L’intervenant bibliothécaire doit aussi composer avec un temps qui s’écoule différemment, à la fois ralenti, en suspens et régi par les rituels du quotidien.
Le fonctionnement d’une bibliothèque de prison ainsi que la présentation des personnels qui y interviennent sont largement développés. Le rôle des bibliothèques territoriales y est souligné (circulaire du 14 décembre 1992 relative au fonctionnement des bibliothèques et au développement des pratiques de lecture dans les établissements pénitentiaires) : « Que ce soit en matière de budget, de commandes, de catalogage, de signalisation ou d’animation, l’intervention de bibliothécaires professionnels est indispensable. »
On pourra évoquer les aides déployées par le Centre national du livre (CNL) qui octroie, au taux maximum, des soutiens pour l’acquisition d’ouvrages et de matériels de lecture, la formation des personnels et l’action culturelle, présentés en annexe.
L’action culturelle fait l’objet d’un dernier exposé, où le cadre est posé : missions de la bibliothèque, contraintes à intégrer lors du projet d’action culturelle et éléments de mise en œuvre, pour des actions dans et hors les murs de la prison.
Enfin l’ouvrage, dans une dernière partie, esquisse quelques pistes de réflexion et élargit à d’autres thématiques : quid, en effet, des nouvelles technologies dans l’univers carcéral, de la notion de bibliothèque « troisième lieu », et de la représentation de la bibliothèque de prison au cinéma ?
Un petit article rapporte des expériences innovantes, étonnantes, voire surprenantes de bibliothèques de prison à l’international, en termes d’accès au livre ou d’action culturelle.
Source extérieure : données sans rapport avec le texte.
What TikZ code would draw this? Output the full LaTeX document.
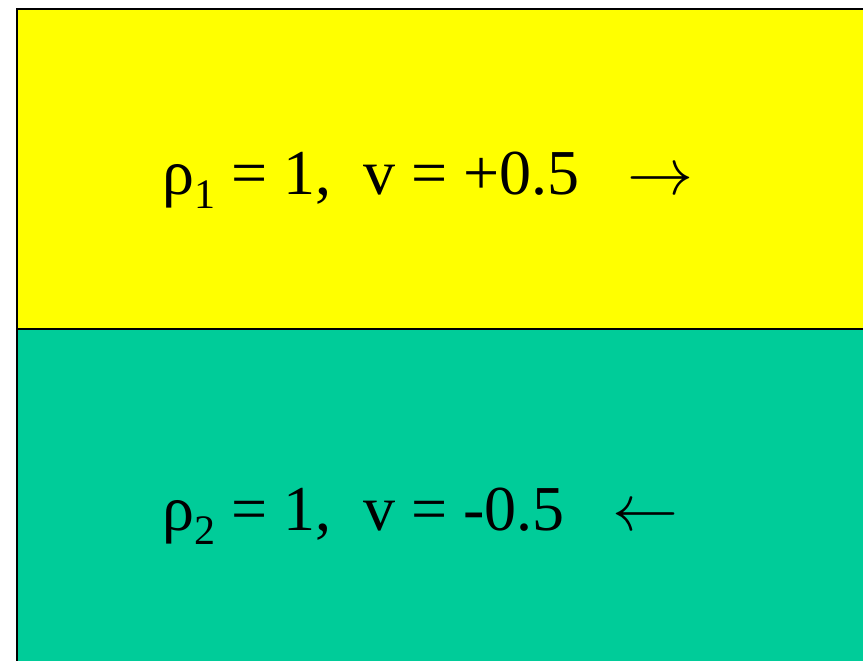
\documentclass[tikz,border=0pt]{standalone}
\usepackage{fontspec}
\setmainfont{Liberation Serif}
\usepackage{graphicx}
\usepackage{xcolor}
\definecolor{flowyellow}{RGB}{255,255,0}
\definecolor{flowgreen}{RGB}{0,204,153}
\newcommand{\lsub}[1]{\raisebox{-14pt}{\fontsize{42}{42}\selectfont #1}}
\newcommand{\larr}[1]{\resizebox{66pt}{!}{$#1$}}

\begin{document}
\begin{tikzpicture}[x=1pt,y=-1pt,
  layer/.style={rectangle,draw,line width=2pt,inner sep=0pt,anchor=north west},
  lbl/.style={anchor=base west,inner sep=0pt,font=\fontsize{64}{72}\selectfont}]
  \useasboundingbox (0,0) rectangle (863,661);
  % upper fluid
  \node[layer,fill=flowyellow,minimum width=880pt,minimum height=320pt] (up) at (16,8) {};
  % lower fluid
  \node[layer,fill=flowgreen,minimum width=880pt,minimum height=360pt] (dn) at (16,328) {};
  \node[lbl] (l1) at (162,194) {ρ\lsub{1} = 1,\ \ v = +0.5\ \ \ \larr{\rightarrow}};
  \node[lbl] (l2) at (162,530) {ρ\lsub{2} = 1,\ \ v = -0.5\ \ \ \larr{\leftarrow}};
\end{tikzpicture}
\end{document}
Cet ouvrage témoigne du fort investissement de l’ensemble des membres de la commission de l’ABF, et rend ainsi compte du riche travail construit depuis plusieurs années autour des thématiques de l’accès au livre et à la lecture en établissement pénitentiaire. Il démontre une fois de plus, si besoin en était, le caractère indispensable des partenariats entre établissements pénitentiaires et bibliothèques publiques pour que les publics sous main de justice, même avec privation de libertés, aient pleinement accès au livre, à la culture et aux savoirs.